Rhett Smith’s adventurous ex-pat life is imploding. Just in time for the big 4-0, her long-term relationship ends, her beloved grandmother dies and her plan to take refuge on the family farm in New Hampshire is thwarted by the stunning discovery that the place she’s always expected to inherit is only half hers. The other half goes to the mother she hasn’t spoken to in twenty years—a domineering woman who taught Rhett to protect her heart, hide her feelings and trust no one except herself. Those lessons might have been unintentional, but they stuck, and when Rhett turned them into a book alongside her own story of a decade of travel, odd jobs and soul searching in the voice of her “inner superhero”, The Modern Pioneer Girl, fellow nonconformists embraced it with cult-like enthusiasm—which, tbh, freaks Rhett out.
Now the MPG (aka Maggie Strong, Rhett’s pen name) is in hot demand while Rhett’s barely stumbling along. When the opportunity to step into her new fame arises, Rhett falters—and then, with her mother’s voice literally in her ear, shoves her best friend Jasmine on stage in her place.
But what seemed like a good idea at the time snowballs into chaos when the farm turns out to be headed for the auction block. Suddenly, Rhett’s mother is again in charge of her destiny, and she's far more impressed by the fake author than she ever was by Rhett. Nothing goads Rhett into impulsive action like feeling underestimated and out of control—except possibly the re-appearance of her first love, now in the role of her mother’s henchman. She’ll do anything to take back her inheritance, and Jasmine, trying to escape her own disappointments, is more than willing to continue their ruse for as long as it takes.

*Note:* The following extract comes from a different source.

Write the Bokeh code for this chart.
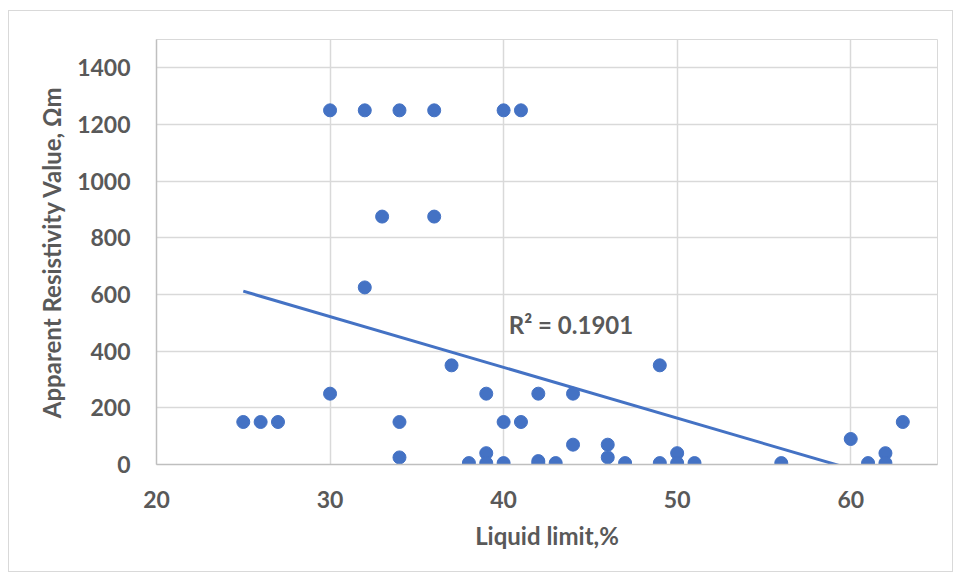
import numpy as np
from bokeh.plotting import figure
from bokeh.models import ColumnDataSource, FixedTicker, Range1d, Label
from bokeh.embed import file_html
from bokeh.resources import INLINE

# Data
liquid_limit = [30, 32, 34, 36, 40, 41,
                33, 36,
                32,
                37, 49,
                30, 39, 42, 44,
                25, 26, 27, 34, 40, 41, 63,
                60,
                44, 46,
                39, 50, 62,
                34, 46,
                38, 39, 40, 42, 42, 43, 47, 49, 50, 51, 56, 61, 62]
resistivity = [1250, 1250, 1250, 1250, 1250, 1250,
               875, 875,
               625,
               350, 350,
               250, 250, 250, 250,
               150, 150, 150, 150, 150, 150, 150,
               90,
               70, 70,
               40, 40, 40,
               25, 25,
               5, 5, 5, 12, 4, 5, 5, 5, 5, 5, 5, 5, 5]
x_ticks = [20, 30, 40, 50, 60]
y_ticks = [0, 200, 400, 600, 800, 1000, 1200, 1400]
r2_text = "R² = 0.1901"

# Linear trendline (least squares) from the data
xa = np.array(liquid_limit, dtype=float)
ya = np.array(resistivity, dtype=float)
slope, intercept = np.polyfit(xa, ya, 1)
tx = [xa.min(), xa.max()]
ty = [slope * v + intercept for v in tx]

FONT = "Lato"
GRAY = "#595959"
BLUE = "#4472C4"

p = figure(width=943, height=560, output_backend="svg", toolbar_location=None,
           x_range=Range1d(20, 65), y_range=Range1d(0, 1500),
           min_border_left=147, min_border_right=15, min_border_top=28,
           min_border_bottom=107)
p.frame_width = 781
p.frame_height = 425
p.styles = {"border": "1px solid #d9d9d9", "margin-left": "8px", "margin-top": "10px"}

p.outline_line_color = "#d9d9d9"
p.background_fill_color = "white"
p.border_fill_color = "white"

for ax in (p.xaxis, p.yaxis):
    ax.axis_line_color = "#bfbfbf"
    ax.axis_line_width = 1.5
    ax.major_tick_line_color = None
    ax.minor_tick_line_color = None
    ax.major_label_text_font = FONT
    ax.major_label_text_font_style = "bold"
    ax.major_label_text_font_size = "23px"
    ax.major_label_text_color = GRAY
    ax.axis_label_text_font = FONT
    ax.axis_label_text_font_style = "bold"
    ax.axis_label_text_color = GRAY

p.xaxis.axis_label_text_font_size = "24px"
p.yaxis.axis_label_text_font_size = "24px"
p.xaxis.ticker = FixedTicker(ticks=x_ticks)
p.yaxis.ticker = FixedTicker(ticks=y_ticks)
p.xaxis.major_label_standoff = 20
p.yaxis.major_label_standoff = 20
p.xaxis.axis_label = "Liquid limit,%"
p.yaxis.axis_label = "Apparent Resistivity Value, Ωm"
p.xaxis.axis_label_standoff = 10
p.yaxis.axis_label_standoff = 8

p.xgrid.ticker = FixedTicker(ticks=x_ticks)
p.ygrid.ticker = FixedTicker(ticks=y_ticks)
p.grid.grid_line_color = "#d9d9d9"
p.grid.grid_line_width = 1.5

src = ColumnDataSource(data=dict(x=liquid_limit, y=resistivity))
p.line(tx, ty, line_color=BLUE, line_width=3)
p.scatter("x", "y", source=src, size=13, fill_color=BLUE, line_color=BLUE)

p.add_layout(Label(x=40.3, y=494, text=r2_text, text_font=FONT,
                   text_font_style="bold", text_font_size="24px",
                   text_color=GRAY, text_baseline="middle", text_align="left"))

open("out.html", "w").write(file_html(p, INLINE))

Together they concoct a scheme that will help them both recover all they’ve lost—but not exactly in the way they expect.
Expect tractor shenanigans, a pony with mad escape skills, iced coffee cravings and a reformed city-boy ex—and expect to find yourself thinking about the ever-present difference between who we are, and who we hope to be.
\"A charming first novel about family, regrets, and second chances. Dell\'Antonia deftly deals with issues of mental illness, marriage troubles, and dreams deferred, all the while telling a funny satire of reality TV. An utter delight from start to finish.\"
\"Dell\'Antonia writes convincingly and sympathetically about complicated family relationships, giving Mae and Amanda each relatable flaws. The Food Wars scenes are a fun peek behind the curtain of the reality TV world, and the small-town warmth of Merinac is comfortingly quirky. A charming and satisfying story about family bonds that will make meat eaters everywhere crave fried chicken."
"Nobody knows the humor and pathos of complicated family relationships better than K.J. Dell\'Antonia, which is why this story about sisters and fried chicken and reality TV is such a satisfying read. It\'s like the comfort-food of novels: warm, memorable, and wholly original. I loved it."
-Laura Zigman, author of Separation Anxiety
“A charming, hilarious, feel-good story about the kind of bonds & rivalries only sisters can share. Also, a great present for your sister for the holidays!!”
KJ Dell’Antonia is a novelist and former journalist and editor at to the New York Times, where she covered the personal and policy aspects of family for many years. She grew up in Texas and Kansas and attended Kansas State University, then spent her twenties locked in a struggle to marry her upbringing with the mysterious ways of Manhattan and East Coast culture and reconcile career choices that included practicing law at Cravath, Swaine and Moore and the New York County District Attorney's office with her childhood desire to be Anne of Green Gables, only with more publishing success. During the first internet boom, she became the worst Vice President of Business Development ever at an otherwise successful start-up.
Her subsequent layoff proved the perfect excuse to finally pursue journalism, and a move to a small town in New Hampshire didn’t stop her from eventually taking over the New York Times’ Motherlode blog. Her first book, How to Be a Happier Parent, developed as a result of her work there, but her heart was always in fiction. Her memories of the two chicken restaurants in the Kansas towns where her parents grew up sparked the creation of Chicken Mimi’s and Chicken Frannie’s, the two restaurants at the center of The Chicken Sisters, and the story grew from there. Her second novel, In Her Boots, is about the gap between the adults we think we have become, the child our mother will always see and our horrible fear that our mother is right—a story that grew from the complex relationship that every author has with the successful self we portray on the outside and the doubting voices that will always hammer away inside of our heads.
KJ lives in New Hampshire with her husband, four children and assorted horses, chickens, dogs and cats. She is the co-host of the #AmWriting Podcast and is hard at work on her third novel.